Ever thought about how hard it would be to take care of basic business without a bank account or credit cards?
In the UK, an experimental project to open bank accounts for paroling prisoners has led to a remarkable finding: The ex-cons who got bank accounts were only half as likely as other parolees to reoffend.
And here's another remarkable finding: Four out of five of these guys had never had a bank account before.
In Texas, offenders are given a small sum in cash when they leave prison. How much more difficult would it be to establish a bank account with an institution in the town they'll be released and give them a debit card and pin number instead? In the best of all possible worlds, preparation for reentry would also include classes in personal financial management - especially if, as in the UK, most offenders never had a checking account before. Among account holders in the UK study, "52% said that they currently needed money advice" but "Only 14% of inmates had ever sought money or debt advice in the past."

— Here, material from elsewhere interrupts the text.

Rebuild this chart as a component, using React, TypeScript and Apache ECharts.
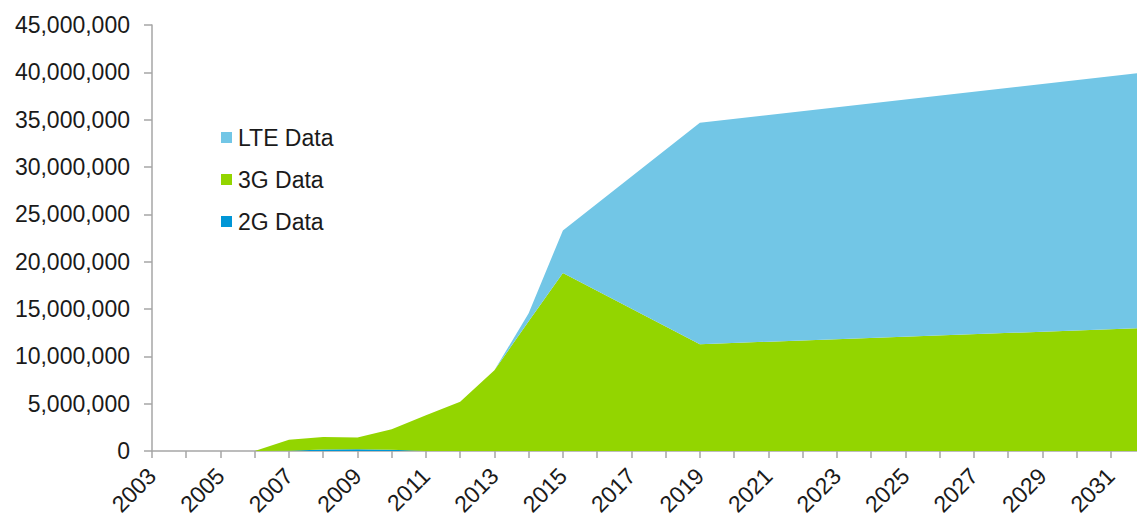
import React, { useEffect, useRef } from "react";
import * as echarts from "echarts";

// Years that carry a data point
const years = [2006, 2007, 2008, 2009, 2010, 2011, 2012, 2013, 2014, 2015, 2019, 2032];
const data2G = [0, 20000, 150000, 180000, 120000, 0, 0, 0, 0, 0, 0, 0];
const data3G = [0, 1180000, 1330000, 1240000, 2180000, 3770000, 5200000, 8530000, 13700000, 18800000, 11280000, 13000000];
const dataLTE = [0, 0, 0, 0, 0, 0, 0, 0, 850000, 4500000, 23400000, 27000000];
const legendNames = ["LTE Data", "3G Data", "2G Data"];
const axisYears = { min: 2003, max: 2032 };

const FONT = "'Liberation Sans', Arial, sans-serif";
const AXIS_COLOR = "#a6a6a6";

export default function App() {
  const ref = useRef<HTMLDivElement>(null);
  useEffect(() => {
    if (!ref.current) return;
    const chart = echarts.init(ref.current, undefined, { renderer: "svg" });
    // value first so that the stack is computed on the y dimension
    const pairs = (vals: number[]) => years.map((y, i) => [vals[i], y]);
    const area = (name: string, vals: number[], color: string) => ({
      name,
      type: "line",
      stack: "total",
      data: pairs(vals),
      encode: { x: 1, y: 0 },
      showSymbol: false,
      symbol: "none",
      lineStyle: { width: 0 },
      areaStyle: { color, opacity: 1 },
      itemStyle: { color },
      emphasis: { disabled: true },
    });
    chart.setOption({
      animation: false,
      textStyle: { fontFamily: FONT },
      grid: { left: 152, right: -8, top: 25, bottom: 67, outerBoundsMode: "none", containLabel: false },
      legend: {
        data: legendNames,
        orient: "vertical",
        left: 216,
        top: 121,
        itemWidth: 11,
        itemHeight: 11,
        itemGap: 19,
        icon: "rect",
        textStyle: { fontSize: 23, color: "#1a1a1a", fontFamily: FONT, padding: [0, 0, 0, 1] },
      },
      xAxis: {
        type: "value",
        min: axisYears.min,
        max: axisYears.max,
        interval: 1,
        splitLine: { show: false },
        axisLine: { show: true, lineStyle: { color: AXIS_COLOR, width: 1.5 } },
        axisTick: { show: true, length: 7, lineStyle: { color: AXIS_COLOR, width: 1.5 } },
        axisLabel: {
          rotate: 45,
          margin: 21,
          fontSize: 23,
          color: "#1a1a1a",
          fontFamily: FONT,
          showMinLabel: true,
          showMaxLabel: true,
          formatter: (v: number) => (Math.round(v) % 2 === 1 ? String(Math.round(v)) : ""),
        },
      },
      yAxis: {
        type: "value",
        min: 0,
        max: 45000000,
        interval: 5000000,
        splitLine: { show: false },
        axisLine: { show: true, lineStyle: { color: AXIS_COLOR, width: 1.5 } },
        axisTick: { show: true, length: 8, lineStyle: { color: AXIS_COLOR, width: 1.5 } },
        axisLabel: {
          margin: 22,
          fontSize: 23,
          color: "#1a1a1a",
          fontFamily: FONT,
          formatter: (v: number) => v.toLocaleString("en-US"),
        },
      },
      series: [
        area("2G Data", data2G, "#0096d6"),
        area("3G Data", data3G, "#93d500"),
        area("LTE Data", dataLTE, "#72c6e6"),
      ],
    });
    return () => chart.dispose();
  }, []);
  return (
    <div
      ref={ref}
      style={{ position: "fixed", left: 0, top: 0, width: 1137, height: 518, background: "#fff" }}
    />
  );
}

Ex-prisoners' problems establishing bank accounts historically have been exacerbated by difficulties getting proper ID, but this year the Texas Lege passed HB 2161 which requires TDCJ to enter a memorandum agreement with the Department of Public Safety to get parolees a state ID card before they're released from prison. (Any readers with knowledge of how that initiative has played out during implementation, please let us know in the comments.) With the ID hurdle cleared up front, it seems like establishing a bank account prior to release wouldn't be that big of a stretch and could result in significant recidivism reductions.